Karl Johnson was Elizabeth Warren’s high school debate partner. According to a prior interview by Johnson, he and Warren were “joined at the hip” for three years:
“We may as well have been joined at the hip for those three years, spending countless days, evenings and weekends together preparing for and attending debate tournaments throughout Oklahoma and elsewhere. “Yet I never tired of working with her – not for an instant – and ever since have measured each subsequent relationship with a professional colleague by my collaboration with Liz,” said Johnson.
I interviewed Johnson late this afternoon, after seeing his name in an article by Paul Rahe regarding Warren’s high school debating. (Rahe says he went to the same high school, although Johnson did not recall Rahe.)
Johnson now is a lawyer in New Mexico specializing in Native American law, and has donated exclusively to Democrats. He indicated he has had little contact with Warren since high school and has not spoken with her in the last six months.

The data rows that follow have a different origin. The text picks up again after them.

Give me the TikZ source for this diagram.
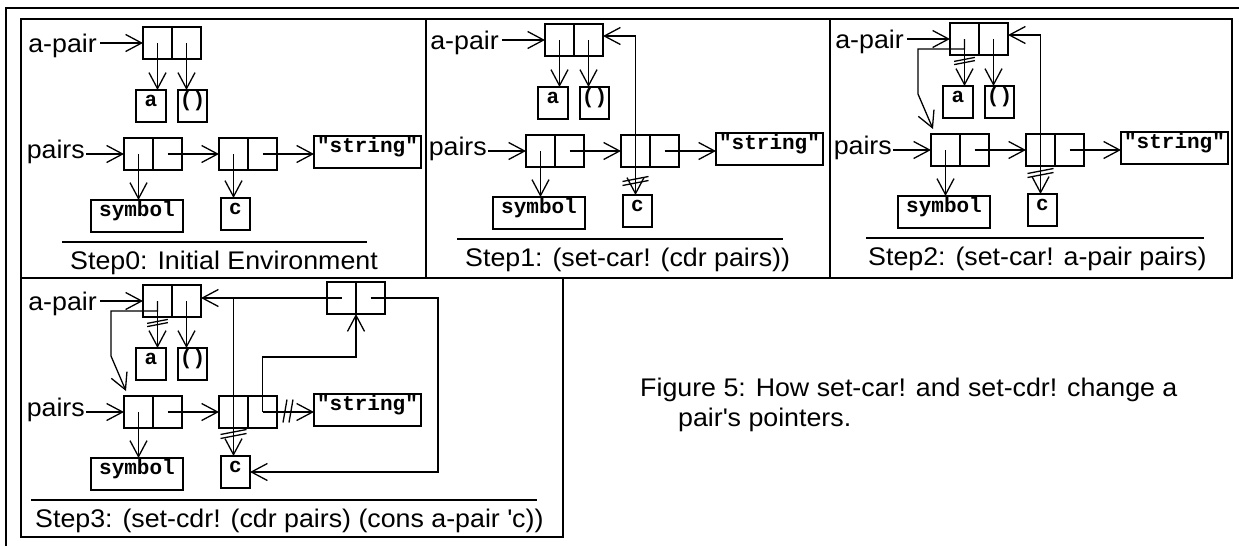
\documentclass[tikz,border=0pt]{standalone}
\usepackage{fontspec}
\setmainfont{Liberation Sans}[FakeStretch=1.05]
\newfontfamily\cellfont{Liberation Mono}
\usetikzlibrary{arrows.meta}

\tikzset{
  frame/.style={line width=1.7pt},
  wire/.style={line width=1.3pt},
  ptr/.style={wire, -{Straight Barb[length=16pt,width=17pt]}},
  half/.style={draw, wire, minimum width=29pt, minimum height=32pt, inner sep=0pt, outer sep=0pt},
  atom/.style={draw, wire, minimum height=32pt, inner sep=0pt, outer sep=0pt,
    font=\cellfont\bfseries\fontsize{21}{24}\selectfont, text height=9pt, text depth=9pt},
  varname/.style={inner ysep=0pt, anchor=base east, font=\fontsize{25.5}{30}\selectfont},
  steptext/.style={inner sep=0pt, anchor=base west, font=\fontsize{25.5}{30}\selectfont},
  cutv/.pic={\draw[wire] (-13,0.5) -- (13,-4.5) (-13,4.5) -- (13,-0.5);},
  cuth/.pic={\draw[wire] (-5,11.5) -- (-1,-11.5) (1,11.5) -- (5,-11.5);},
}

% The initial environment: a-pair -> (a), pairs -> (symbol c . "string")
\newcommand\basepanel{%
  \node[varname, inner xsep=3pt] (apl) at (100,52) {a-pair};
  \node[half] (apA) at (157.5,43) {};
  \node[half] (apD) at (186.5,43) {};
  \node[atom, minimum width=30pt] (abox) at (151,106) {a};
  \node[atom, minimum width=29pt] (nbox) at (192.5,106) {()};
  \node[varname, inner xsep=1pt] (prl) at (86,158) {pairs};
  \node[half] (p1A) at (138.5,154) {};
  \node[half] (p1D) at (167.5,154) {};
  \node[half] (p2A) at (233.5,154) {};
  \node[half] (p2D) at (262.5,154) {};
  \node[atom, minimum width=107pt] (sbox) at (367.5,152) {"string"};
  \node[atom, minimum width=92pt] (ybox) at (137,216) {symbol};
  \node[atom, minimum width=29pt] (cbox) at (235.5,214) {c};
  \draw[ptr] (apl.east |- apA.west) -- (apA.west);
  \draw[ptr] (apA.center) -- (apA.center |- abox.north);
  \draw[ptr] (apD.center) -- (apD.center |- nbox.north);
  \draw[ptr] (prl.east |- p1A.west) -- (p1A.west);
  \draw[ptr] (p1A.center) -- (p1A.center |- ybox.north);
  \draw[ptr] (p1D.center) -- (p2A.west);
  \draw[ptr] (p2A.center) -- (p2A.center |- cbox.north);
  \draw[ptr] (p2D.center) -- (p2D.center -| sbox.west);
}

\begin{document}
\begin{tikzpicture}[x=1pt, y=-1pt]
\useasboundingbox (0,0) rectangle (1239,546);

% page rules and panel frames
\draw[frame] (6,546) -- (6,8) -- (1239,8);
\draw[frame] (21,19) rectangle (1232,278);
\draw[frame] (426,19) -- (426,278);
\draw[frame] (830,19) -- (830,278);
\draw[frame] (21,278) rectangle (563,537);

% Step 0
\begin{scope}[name prefix=s0-]
  \basepanel
  \draw[wire] (62,242) -- (367,242);
  \node[steptext] (cap) at (70,269) {Step0: Initial Environment};
\end{scope}

% Step 1
\begin{scope}[shift={(402,-3)}, name prefix=s1-]
  \basepanel
  \pic at (233.5,184) {cutv};
  \draw[ptr] (p2A.center) |- ([yshift=4pt]apD.east);
  \draw[wire] (55,242) -- (381,242);
  \node[steptext] (cap) at (63,269) {Step1: (set-car! (cdr pairs))};
\end{scope}

% Step 2
\begin{scope}[shift={(807,-4)}, name prefix=s2-]
  \basepanel
  \pic at (233.5,177) {cutv};
  \pic[scale=0.8] at (157.5,65) {cutv};
  \draw[ptr] (p2A.center) |- ([yshift=4pt]apD.east);
  \draw[ptr] (apA.center) |- (111,53) -- (111,98) -- (126,133);
  \draw[wire] (59,242) -- (397,242);
  \node[steptext] (cap) at (61,269) {Step2: (set-car! a-pair pairs)};
\end{scope}

% Step 3
\begin{scope}[shift={(0,258)}, name prefix=s3-]
  \basepanel
  \node[half] (nA) at (341.5,40) {};
  \node[half] (nD) at (370.5,40) {};
  \coordinate (rt) at (438,0);
  \pic at (233.5,176) {cutv};
  \pic[scale=0.8] at (157.5,65) {cutv};
  \pic at (288,153) {cuth};
  \draw[wire] (p2A.center) -- (p2A.center |- nA.center);
  \draw[ptr] (nA.center) -- (nA.center -| apD.east);
  \draw[ptr] (apA.center) |- (111,53) -- (111,98) -- (126,133);
  \draw[ptr] (p2D.center) |- (356,99) -- (nA.south east);
  \draw[ptr] (nD.center) -| (rt |- cbox.east) -- (cbox.east);
  \draw[wire] (31,242) -- (537,242);
  \node[steptext] (cap) at (35,269) {Step3: (set-cdr! (cdr pairs) (cons a-pair \textquotesingle c))};
\end{scope}

% figure caption
\node[steptext] (fig1) at (640,396) {Figure 5: How set-car! and set-cdr! change a};
\node[steptext] (fig2) at (678,426) {pair\textquotesingle s pointers.};
\end{tikzpicture}
\end{document}
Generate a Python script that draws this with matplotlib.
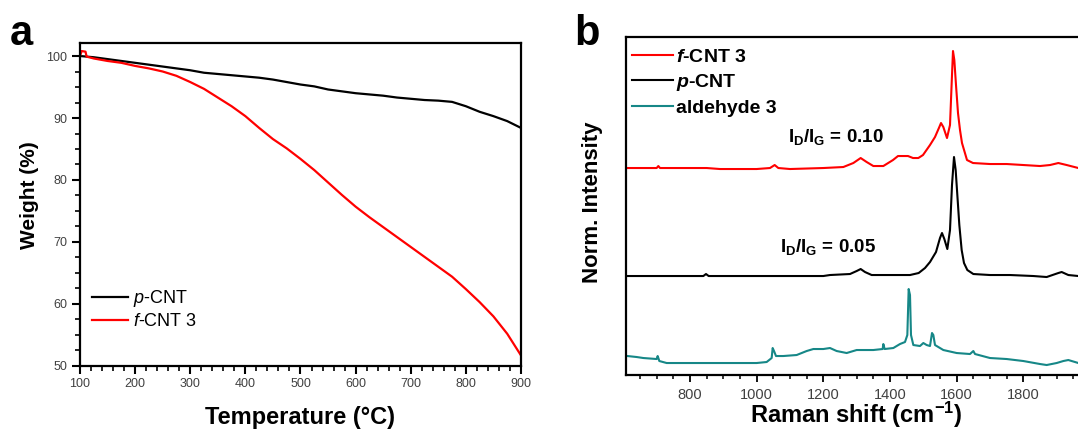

While debate partners, the team was very successful, according to Johnson, winning the Oklahoma state cross-examination championship their senior year. That was the main debate format at the time, according to Johnson, so it was the equivalent of being state champions.
I asked Johnson about Warren’s claim to be Native American. Johnson said that he did not recall Warren ever mentioning it, although he could not rule it out because it has been so long. “I don’t recall it, she might have.”
He then went on to explain how intermarriage was more common at the time in Oklahoma than in other areas and that there are many people in Oklahoma “who have or say they have Indian blood” but are not on offical rolls.
I pressed him on Warren’s specific claim to be Native American. He said he “only knows what’s in the newspapers.” He said he doesn’t remember Warren mentioning it, “might have but don’t recall it.”
Johnson said he knew Warren’s family and had been to her house. He said the subject of her family being Native American “never came up, wouldn’t have talked about” it. He said there was nothing in her home to indicate Native American heritage, although he did not find that surprising.
He also did not recall anything to indicate a family problem because Warren’s mother was Native American, although again he said he would not have expected that to be discussed growing up in the 1950s.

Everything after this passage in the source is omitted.